Can movies get to the place where you were? Blindfolded, under that tree, when you got to that bottom? Do you believe that movies can do that?

Mmm-hmm. I think movies are probably the strongest force for doing that. For taking you to the bottom. What is interesting, for all of us, and you'll talk to Kimberly (Elise), is everybody in their own way uses their own process -- but we all say we channel those ancestors. We all do. And, that bottom, that we bring to it is what makes people come out speechless, when they say, "I don't know quite what to say about it." That bottom is when you wake up the next morning and you're still thinking about it, you're still feeling it. That's the bottom that we bring to it. Because you're not used to feeling that and you don't even know what to call that. What is that? You wake up, saying, "Yeah, I'm still thinking about that movie. That thing's still going in my head."

Why didn't Amistad work?

I don't like to compare it to Amistad because then everybody compares black movies. But, what Amistad lacked was the emotion and it became a legal story.

Like a courtroom drama?

A courtroom drama and not about what happened in the lives of those people. What the slaves were feeling. It wasn't told from their point of view. I would have made a different choice. Is that what it was about, the legalities? Will they get set free? Will they not? But you never really knew what they were feeling.

As if it's that simple...

Maybe. I don't know. What I'm hoping it will do is that people will see the heart and humanity of it and be encouraged to tell other stories, whether they be through television, film, sitcoms, dramas -- that express the heart. I think if you do that, that's been the secret to my success. Then good follows you. Because people respond to the heart.  I think programmers are uncomfortable with the idea of anything that is different, and so if you're going to do a sitcom, then you have to have them jumping around. Gail was saying this to me, who watches every sitcom on TV, that how come when we do the Tide commercial, when they do it for the black market, that mother's got to be dancing around and she's listening to rap music and they're bebopping around, when in other commercials they're not. It's because of the perception. And that's gonna take some time to change the perception. [Beloved] is one giant step in that direction. And the way you change perception is through the heart.
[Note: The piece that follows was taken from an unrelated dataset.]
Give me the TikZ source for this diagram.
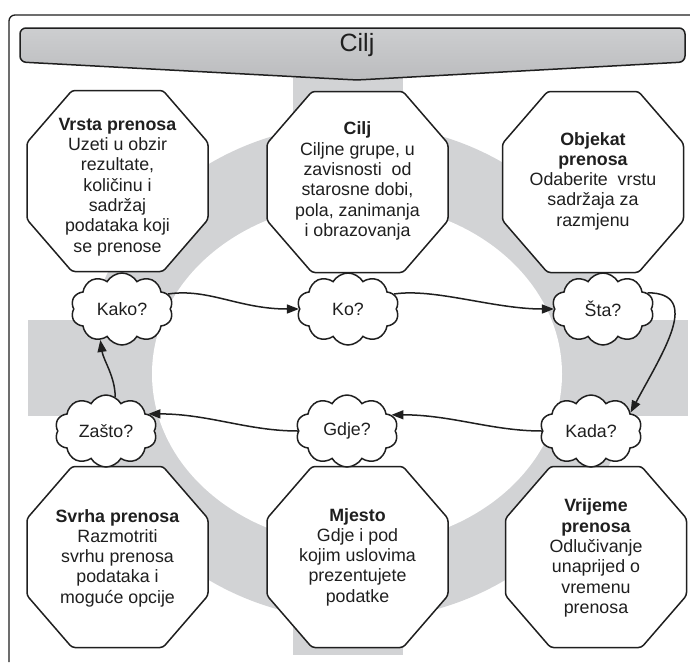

You've got to take tiny steps...

Well, yes, it is steps. You know, the problem is, I think, a lot of young people in this generation, my nieces included, is that they want everything right now. They want everything to change right now. They want it to be different right now. But you're in the process. It's about evolving. It's about all personal human evolution. And I'm very much in touch with that.

What do you want to have done by the year 2000?

I don't know. I don't live with goals, I really don't. I live in the moment. I say, "God can dream the bigger dream for you than you can for yourself." So, I don't dream or want anymore. I open myself up. I meditate. And I expect to be put in the best place to be used. And that's the truth. So, I don't know anything. I think whatever is going to come is exactly what I was supposed to have. Somebody asked me what was my expectation for this film. I don't have one. Whatever happens, that was what was supposed to happen. And I will move from there.  I think my expectations for each person to see it is for them to open themselves up to it. I encourage people not to go in with any preconceived notions, 'cause you're not going to get it. You can't predict what's going to happen in this movie. Even Toni said, when she saw it for the first time, she's anticipating what's going to happen. It was hard for her to see it. But the truth is, when Paul D leaves, you don't know.... You don't even expect him to leave at that time. Who would have thought he was going to get up from that table and leave and not come back? They come from the carnival. Who is that on the stump? Where'd she come from? "Oh, now she's gone and messed in the bed." You don't expect that. One scene to the next. That's what's exciting to me. Not predictable at all.